Should
Your Driverless Car Hit a Pedestrian to Save Your Life?
By
JOHN MARKOFF JUNE 23, 2016
People
say that one day, perhaps in the not-so-distant future, they’d like to be
passengers in selfdriving cars that are mindful machines doing their best for
the common good. Merge politely. Watch for pedestrians in the crosswalk. Keep a
safe space.
A
new research study, however, indicates that what people really want to ride in
is an autonomous vehicle that puts its passengers first.

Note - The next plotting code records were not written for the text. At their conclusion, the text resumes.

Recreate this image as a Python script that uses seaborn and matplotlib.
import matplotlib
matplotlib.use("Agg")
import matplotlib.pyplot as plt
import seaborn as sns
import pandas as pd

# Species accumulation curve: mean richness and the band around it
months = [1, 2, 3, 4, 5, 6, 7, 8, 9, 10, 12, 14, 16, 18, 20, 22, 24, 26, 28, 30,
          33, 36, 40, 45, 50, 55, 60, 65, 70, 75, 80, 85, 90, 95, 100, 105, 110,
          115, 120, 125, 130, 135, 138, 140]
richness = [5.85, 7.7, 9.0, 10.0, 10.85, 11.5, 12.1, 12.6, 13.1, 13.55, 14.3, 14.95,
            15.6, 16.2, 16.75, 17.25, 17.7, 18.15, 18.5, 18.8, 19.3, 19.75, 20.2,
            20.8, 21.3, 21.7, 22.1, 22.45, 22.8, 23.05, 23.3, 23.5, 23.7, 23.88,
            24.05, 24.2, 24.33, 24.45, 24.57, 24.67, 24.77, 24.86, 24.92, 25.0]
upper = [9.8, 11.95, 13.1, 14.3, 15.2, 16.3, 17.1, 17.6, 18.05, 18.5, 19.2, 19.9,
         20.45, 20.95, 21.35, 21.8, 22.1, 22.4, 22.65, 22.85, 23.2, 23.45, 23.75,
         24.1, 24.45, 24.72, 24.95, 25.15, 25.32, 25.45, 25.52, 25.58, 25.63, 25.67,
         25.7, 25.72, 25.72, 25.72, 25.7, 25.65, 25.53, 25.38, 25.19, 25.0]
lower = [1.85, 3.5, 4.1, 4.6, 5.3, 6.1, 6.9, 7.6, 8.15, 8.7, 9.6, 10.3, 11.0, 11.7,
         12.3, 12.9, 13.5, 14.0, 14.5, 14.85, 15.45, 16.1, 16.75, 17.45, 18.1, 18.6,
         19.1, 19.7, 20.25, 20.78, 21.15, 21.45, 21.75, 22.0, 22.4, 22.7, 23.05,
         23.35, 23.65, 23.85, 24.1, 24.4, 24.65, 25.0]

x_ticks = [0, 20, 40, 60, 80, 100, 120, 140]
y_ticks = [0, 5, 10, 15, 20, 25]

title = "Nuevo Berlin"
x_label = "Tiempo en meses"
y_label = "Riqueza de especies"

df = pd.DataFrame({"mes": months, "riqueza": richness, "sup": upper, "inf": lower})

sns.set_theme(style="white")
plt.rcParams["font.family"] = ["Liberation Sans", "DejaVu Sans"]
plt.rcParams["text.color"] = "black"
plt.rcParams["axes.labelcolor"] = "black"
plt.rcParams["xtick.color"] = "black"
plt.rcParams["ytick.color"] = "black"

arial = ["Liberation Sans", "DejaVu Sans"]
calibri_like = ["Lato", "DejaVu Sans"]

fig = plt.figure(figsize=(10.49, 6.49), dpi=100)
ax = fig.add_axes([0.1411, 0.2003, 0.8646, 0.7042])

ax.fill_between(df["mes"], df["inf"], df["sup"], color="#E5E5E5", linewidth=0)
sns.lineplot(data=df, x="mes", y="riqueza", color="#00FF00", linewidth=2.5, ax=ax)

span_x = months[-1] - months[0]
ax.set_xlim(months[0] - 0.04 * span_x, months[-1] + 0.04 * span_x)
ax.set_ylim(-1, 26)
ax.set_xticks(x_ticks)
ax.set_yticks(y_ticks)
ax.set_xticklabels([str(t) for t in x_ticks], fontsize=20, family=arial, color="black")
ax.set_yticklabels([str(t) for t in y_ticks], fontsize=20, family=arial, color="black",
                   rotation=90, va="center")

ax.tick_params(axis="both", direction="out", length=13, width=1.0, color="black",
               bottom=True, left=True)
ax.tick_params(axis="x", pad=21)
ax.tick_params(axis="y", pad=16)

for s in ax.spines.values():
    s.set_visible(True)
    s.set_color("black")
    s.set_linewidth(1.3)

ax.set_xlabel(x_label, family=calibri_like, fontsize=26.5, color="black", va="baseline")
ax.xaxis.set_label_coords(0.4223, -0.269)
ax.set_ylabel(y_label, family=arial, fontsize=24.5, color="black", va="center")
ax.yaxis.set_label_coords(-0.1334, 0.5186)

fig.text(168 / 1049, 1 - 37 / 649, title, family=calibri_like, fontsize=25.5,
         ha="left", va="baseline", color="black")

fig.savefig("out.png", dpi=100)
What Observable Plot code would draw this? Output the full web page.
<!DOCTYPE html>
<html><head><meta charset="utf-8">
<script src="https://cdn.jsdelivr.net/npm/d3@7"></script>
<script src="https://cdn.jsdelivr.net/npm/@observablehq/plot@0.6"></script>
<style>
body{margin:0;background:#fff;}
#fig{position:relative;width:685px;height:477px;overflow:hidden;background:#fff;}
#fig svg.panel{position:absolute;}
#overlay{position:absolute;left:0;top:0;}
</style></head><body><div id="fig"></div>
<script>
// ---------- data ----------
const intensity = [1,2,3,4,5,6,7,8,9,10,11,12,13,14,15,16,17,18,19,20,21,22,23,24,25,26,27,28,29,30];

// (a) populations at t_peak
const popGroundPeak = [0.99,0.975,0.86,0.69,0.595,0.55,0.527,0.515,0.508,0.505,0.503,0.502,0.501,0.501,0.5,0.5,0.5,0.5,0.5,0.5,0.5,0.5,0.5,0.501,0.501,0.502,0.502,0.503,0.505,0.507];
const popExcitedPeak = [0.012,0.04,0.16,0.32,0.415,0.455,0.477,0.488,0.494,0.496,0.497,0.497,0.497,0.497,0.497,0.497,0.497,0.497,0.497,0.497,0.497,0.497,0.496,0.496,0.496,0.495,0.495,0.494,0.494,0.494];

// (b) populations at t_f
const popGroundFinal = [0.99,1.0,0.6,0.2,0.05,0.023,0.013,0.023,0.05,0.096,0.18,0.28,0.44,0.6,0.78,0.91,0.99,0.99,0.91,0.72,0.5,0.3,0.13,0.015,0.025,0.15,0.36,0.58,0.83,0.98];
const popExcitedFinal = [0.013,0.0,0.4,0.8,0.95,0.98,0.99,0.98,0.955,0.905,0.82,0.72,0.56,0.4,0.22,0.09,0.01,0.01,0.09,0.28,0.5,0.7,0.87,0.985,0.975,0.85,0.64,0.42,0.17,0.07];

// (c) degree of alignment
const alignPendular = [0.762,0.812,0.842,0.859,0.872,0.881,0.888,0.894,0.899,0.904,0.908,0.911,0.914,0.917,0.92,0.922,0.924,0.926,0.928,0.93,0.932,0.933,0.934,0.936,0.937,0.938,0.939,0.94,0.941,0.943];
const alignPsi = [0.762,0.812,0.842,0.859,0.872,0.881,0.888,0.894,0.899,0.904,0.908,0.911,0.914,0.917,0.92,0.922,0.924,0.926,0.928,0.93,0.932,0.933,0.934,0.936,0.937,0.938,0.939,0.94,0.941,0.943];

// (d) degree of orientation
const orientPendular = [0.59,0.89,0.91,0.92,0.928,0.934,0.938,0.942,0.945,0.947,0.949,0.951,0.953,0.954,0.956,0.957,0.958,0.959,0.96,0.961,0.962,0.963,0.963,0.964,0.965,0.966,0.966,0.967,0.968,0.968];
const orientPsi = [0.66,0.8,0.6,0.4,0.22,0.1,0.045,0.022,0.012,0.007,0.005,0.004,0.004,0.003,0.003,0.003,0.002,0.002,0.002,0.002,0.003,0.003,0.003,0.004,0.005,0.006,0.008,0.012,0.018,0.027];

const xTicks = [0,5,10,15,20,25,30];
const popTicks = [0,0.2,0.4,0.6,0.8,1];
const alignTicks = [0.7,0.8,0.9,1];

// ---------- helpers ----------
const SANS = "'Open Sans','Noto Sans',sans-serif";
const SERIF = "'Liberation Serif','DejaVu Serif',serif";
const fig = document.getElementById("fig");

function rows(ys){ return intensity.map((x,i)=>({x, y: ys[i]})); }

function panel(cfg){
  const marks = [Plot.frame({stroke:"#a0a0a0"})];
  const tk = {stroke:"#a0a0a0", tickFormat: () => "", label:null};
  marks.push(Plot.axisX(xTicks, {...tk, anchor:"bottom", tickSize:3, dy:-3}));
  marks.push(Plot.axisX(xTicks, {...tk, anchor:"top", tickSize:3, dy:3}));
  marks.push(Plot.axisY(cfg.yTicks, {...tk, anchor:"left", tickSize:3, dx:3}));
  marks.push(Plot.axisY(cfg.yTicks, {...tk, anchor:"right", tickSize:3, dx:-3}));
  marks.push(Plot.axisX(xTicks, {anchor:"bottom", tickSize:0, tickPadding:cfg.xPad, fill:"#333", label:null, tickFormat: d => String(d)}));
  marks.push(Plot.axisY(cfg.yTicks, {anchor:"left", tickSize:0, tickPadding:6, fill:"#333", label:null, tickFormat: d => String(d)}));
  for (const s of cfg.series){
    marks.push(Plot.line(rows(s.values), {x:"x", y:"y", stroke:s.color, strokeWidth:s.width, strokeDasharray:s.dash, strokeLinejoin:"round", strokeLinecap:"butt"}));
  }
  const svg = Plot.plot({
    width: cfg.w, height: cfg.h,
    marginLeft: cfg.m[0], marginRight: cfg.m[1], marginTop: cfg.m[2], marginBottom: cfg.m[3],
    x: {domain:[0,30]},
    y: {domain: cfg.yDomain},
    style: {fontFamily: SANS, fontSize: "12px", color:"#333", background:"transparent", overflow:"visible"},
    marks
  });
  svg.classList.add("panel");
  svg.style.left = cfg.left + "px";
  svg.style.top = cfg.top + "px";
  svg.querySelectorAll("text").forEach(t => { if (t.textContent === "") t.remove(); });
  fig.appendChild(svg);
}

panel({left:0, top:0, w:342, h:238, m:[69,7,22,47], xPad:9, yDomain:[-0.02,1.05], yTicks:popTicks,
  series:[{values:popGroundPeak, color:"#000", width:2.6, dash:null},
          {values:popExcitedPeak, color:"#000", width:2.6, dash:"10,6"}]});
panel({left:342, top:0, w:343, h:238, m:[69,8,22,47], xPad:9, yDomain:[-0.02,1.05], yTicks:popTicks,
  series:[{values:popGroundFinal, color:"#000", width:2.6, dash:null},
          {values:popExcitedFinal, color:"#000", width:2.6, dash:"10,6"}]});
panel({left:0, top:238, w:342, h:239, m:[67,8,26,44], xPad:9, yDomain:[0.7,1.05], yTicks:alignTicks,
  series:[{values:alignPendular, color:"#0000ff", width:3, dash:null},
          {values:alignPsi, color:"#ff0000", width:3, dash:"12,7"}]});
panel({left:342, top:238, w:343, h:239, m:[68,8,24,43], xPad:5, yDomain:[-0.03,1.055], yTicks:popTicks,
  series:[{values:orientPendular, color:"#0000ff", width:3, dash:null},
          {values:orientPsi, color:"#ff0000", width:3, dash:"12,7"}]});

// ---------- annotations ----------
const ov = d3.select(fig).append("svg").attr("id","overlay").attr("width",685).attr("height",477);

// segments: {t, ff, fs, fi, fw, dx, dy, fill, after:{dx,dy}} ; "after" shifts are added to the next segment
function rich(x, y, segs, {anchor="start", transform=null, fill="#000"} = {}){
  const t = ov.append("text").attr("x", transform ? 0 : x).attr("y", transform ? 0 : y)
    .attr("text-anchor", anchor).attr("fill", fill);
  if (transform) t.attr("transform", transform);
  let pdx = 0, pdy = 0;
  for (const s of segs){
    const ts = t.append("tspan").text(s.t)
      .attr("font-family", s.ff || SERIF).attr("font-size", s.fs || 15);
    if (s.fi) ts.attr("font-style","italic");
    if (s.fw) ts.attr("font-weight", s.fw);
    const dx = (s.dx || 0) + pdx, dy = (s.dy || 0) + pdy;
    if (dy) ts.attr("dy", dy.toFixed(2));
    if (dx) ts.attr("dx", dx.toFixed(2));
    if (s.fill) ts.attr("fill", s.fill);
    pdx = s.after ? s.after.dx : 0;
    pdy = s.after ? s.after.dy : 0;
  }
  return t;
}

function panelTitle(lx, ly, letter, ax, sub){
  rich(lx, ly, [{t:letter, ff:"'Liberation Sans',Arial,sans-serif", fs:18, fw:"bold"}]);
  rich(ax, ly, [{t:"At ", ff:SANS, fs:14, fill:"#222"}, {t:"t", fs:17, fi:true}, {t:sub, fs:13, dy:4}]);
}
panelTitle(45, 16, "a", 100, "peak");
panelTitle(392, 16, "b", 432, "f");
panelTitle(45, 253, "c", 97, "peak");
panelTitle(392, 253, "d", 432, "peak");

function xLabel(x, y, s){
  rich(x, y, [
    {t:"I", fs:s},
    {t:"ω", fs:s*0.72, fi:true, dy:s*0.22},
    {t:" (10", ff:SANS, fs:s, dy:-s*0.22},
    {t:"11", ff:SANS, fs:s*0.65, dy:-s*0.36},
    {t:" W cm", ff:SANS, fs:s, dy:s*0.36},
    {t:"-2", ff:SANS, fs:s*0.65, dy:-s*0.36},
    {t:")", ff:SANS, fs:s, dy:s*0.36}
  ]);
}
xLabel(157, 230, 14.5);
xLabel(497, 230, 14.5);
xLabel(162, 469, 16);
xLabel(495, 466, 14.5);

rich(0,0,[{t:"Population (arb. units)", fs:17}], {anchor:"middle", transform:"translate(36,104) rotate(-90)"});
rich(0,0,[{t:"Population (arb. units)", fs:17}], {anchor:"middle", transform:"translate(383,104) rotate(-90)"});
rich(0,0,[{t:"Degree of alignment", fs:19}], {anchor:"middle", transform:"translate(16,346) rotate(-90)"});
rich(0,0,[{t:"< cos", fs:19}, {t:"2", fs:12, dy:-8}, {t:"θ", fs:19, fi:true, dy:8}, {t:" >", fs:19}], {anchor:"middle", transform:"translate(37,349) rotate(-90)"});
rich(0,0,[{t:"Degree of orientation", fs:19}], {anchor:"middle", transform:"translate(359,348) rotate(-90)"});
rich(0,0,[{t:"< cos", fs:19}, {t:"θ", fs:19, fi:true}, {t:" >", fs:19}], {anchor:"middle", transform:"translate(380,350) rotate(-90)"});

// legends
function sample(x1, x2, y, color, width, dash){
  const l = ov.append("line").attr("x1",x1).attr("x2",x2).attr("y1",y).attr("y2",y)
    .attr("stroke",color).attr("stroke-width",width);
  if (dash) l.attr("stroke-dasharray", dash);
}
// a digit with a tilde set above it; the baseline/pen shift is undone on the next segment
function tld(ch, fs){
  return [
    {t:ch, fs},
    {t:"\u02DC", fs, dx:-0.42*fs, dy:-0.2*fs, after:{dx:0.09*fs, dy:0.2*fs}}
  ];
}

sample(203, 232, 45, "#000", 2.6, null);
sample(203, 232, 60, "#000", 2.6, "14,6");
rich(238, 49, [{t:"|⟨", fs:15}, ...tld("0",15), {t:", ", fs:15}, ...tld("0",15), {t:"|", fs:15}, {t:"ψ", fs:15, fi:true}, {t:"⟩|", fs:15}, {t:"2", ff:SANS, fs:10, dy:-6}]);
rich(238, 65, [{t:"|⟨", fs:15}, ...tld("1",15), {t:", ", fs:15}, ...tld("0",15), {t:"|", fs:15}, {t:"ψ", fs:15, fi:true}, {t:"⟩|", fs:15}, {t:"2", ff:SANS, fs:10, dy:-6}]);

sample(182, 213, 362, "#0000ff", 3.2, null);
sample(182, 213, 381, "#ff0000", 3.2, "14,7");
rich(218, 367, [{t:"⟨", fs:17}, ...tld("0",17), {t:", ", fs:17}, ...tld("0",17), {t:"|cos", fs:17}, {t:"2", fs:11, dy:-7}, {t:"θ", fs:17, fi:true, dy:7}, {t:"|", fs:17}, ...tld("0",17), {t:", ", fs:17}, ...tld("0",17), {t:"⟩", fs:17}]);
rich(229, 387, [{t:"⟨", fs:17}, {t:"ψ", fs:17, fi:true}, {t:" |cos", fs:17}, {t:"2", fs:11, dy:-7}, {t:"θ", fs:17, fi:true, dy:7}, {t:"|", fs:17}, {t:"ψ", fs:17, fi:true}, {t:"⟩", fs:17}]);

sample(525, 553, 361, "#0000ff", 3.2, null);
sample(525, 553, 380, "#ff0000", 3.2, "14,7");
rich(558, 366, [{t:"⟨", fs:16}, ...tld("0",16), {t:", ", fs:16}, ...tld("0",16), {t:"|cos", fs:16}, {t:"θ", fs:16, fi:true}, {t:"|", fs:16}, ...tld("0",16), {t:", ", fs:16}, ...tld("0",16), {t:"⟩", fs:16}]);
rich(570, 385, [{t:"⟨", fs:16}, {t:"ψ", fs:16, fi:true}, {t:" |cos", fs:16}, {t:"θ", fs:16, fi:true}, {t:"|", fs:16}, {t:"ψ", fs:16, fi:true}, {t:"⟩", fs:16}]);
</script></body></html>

If its machine brain
has to choose between slamming into a wall or running someone over, well,
sorry, pedestrian.
In
this week’s Science magazine, a group of computer scientists and psychologists
explain how they conducted six online surveys of United States residents last
year between June and November that asked people how they believed autonomous
vehicles should behave.
The
researchers found that respondents generally thought self-driving cars should
be programmed to make decisions for the greatest good. Sort of. Through a
series of quizzes that present unpalatable options that amount to saving or
sacrificing yourself — and the lives of fellow passengers who may be family
members — to spare others, the researchers, not surprisingly, found that people
would rather stay alive.
This
particular dilemma of robotic morality has long been chewed on in science
fiction books and movies. But in recent years it has become a serious question
for researchers working on autonomous vehicles who must, in essence, program
moral decisions into a machine.
As
autonomous vehicles edge closer to reality, it has also become a philosophical
question with business implications. Should manufacturers create vehicles with
various degrees of morality programmed into them, depending on what a consumer
wants? Should the government mandate that all self-driving cars share the same
value of protecting the greatest good, even if that’s not so good for a car’s
passengers? And what exactly is the greatest good?
“Is
it acceptable for an A.V. (autonomous vehicle) to avoid a motorcycle by
swerving into a wall, considering that the probability of survival is greater
for the passenger of the A.V., than for the rider of the motorcycle? Should
A.V.s take the ages of the passengers and pedestrians into account?” wrote JeanFrançois
Bonnefon, of the Toulouse School of Economics in France; Azim Shariff, of the
University of Oregon; and Iyad Rahwan, of the Media Laboratory at the
Massachusetts Institute of Technology.
At
the heart of this discussion is the “trolley problem.” First introduced in 1967
by Philippa Foot, a British philosopher, the trolley problem is a simple if
unpleasant ethical thought puzzle. Imagine a runaway trolley is barreling
toward five workmen on the tracks. Their lives can be saved by a lever that
would switch the trolley to another line. But there is one worker on those
tracks as well. What is the correct thing to do? The research published in
Science tries to quantify that philosophical quandary.
“One
missing component has been the empirical component: What do people actually
want?” said Dr. Rahwan, who is a computational social scientist. Each survey
presented different situations, like varying the number of pedestrian lives
that could be saved or adding a family member to the problem. In one survey
they discovered that participants were generally reluctant to accept government
regulation of artificial intelligence algorithms, even if that would be one way
to solve or at least settle on an answer to this trolley problem. The number of
respondents on the six surveys varied from 182 to 451.
The
new research could take autonomous vehicle manufacturers down a philosophical
and legal rabbit hole. And since the autonomous vehicle concept is so new, it
could take years to find answers. For example, the authors write, “If a
manufacturer offers different versions of its moral algorithm, and a buyer
knowingly chose one of them, is the buyer to blame for the harmful consequences
of the algorithm’s decisions?” The United States military is also trying to
come to terms with the fact that advanced technology is on the cusp of making
it possible for machines like armed drones to make killing decisions.
In
2012, the Pentagon released a directive that tried to draw a line between
semiautonomous and completely autonomous weapons. They are not outlawed, but
they must be designed to allow “appropriate levels” of human judgment over
their use. In a companion article in Science magazine, the Harvard psychologist
Joshua D. Greene suggested that the thorniest challenges in machine decision-making
may be “more philosophical than technical. Before we can put our values into
machines, we have to figure out how to make our values clear and consistent.”
Some
researchers argue that teaching machines ethics may not be the right approach.
“If you assume that the purpose of A.I. is to replace people, then you will
need to teach the car ethics,” said Amitai Etzioni, a sociologist at George
Washington University. “It should rather be a partnership between the human and
the tool, and the person should be the one who provides ethical guidance.”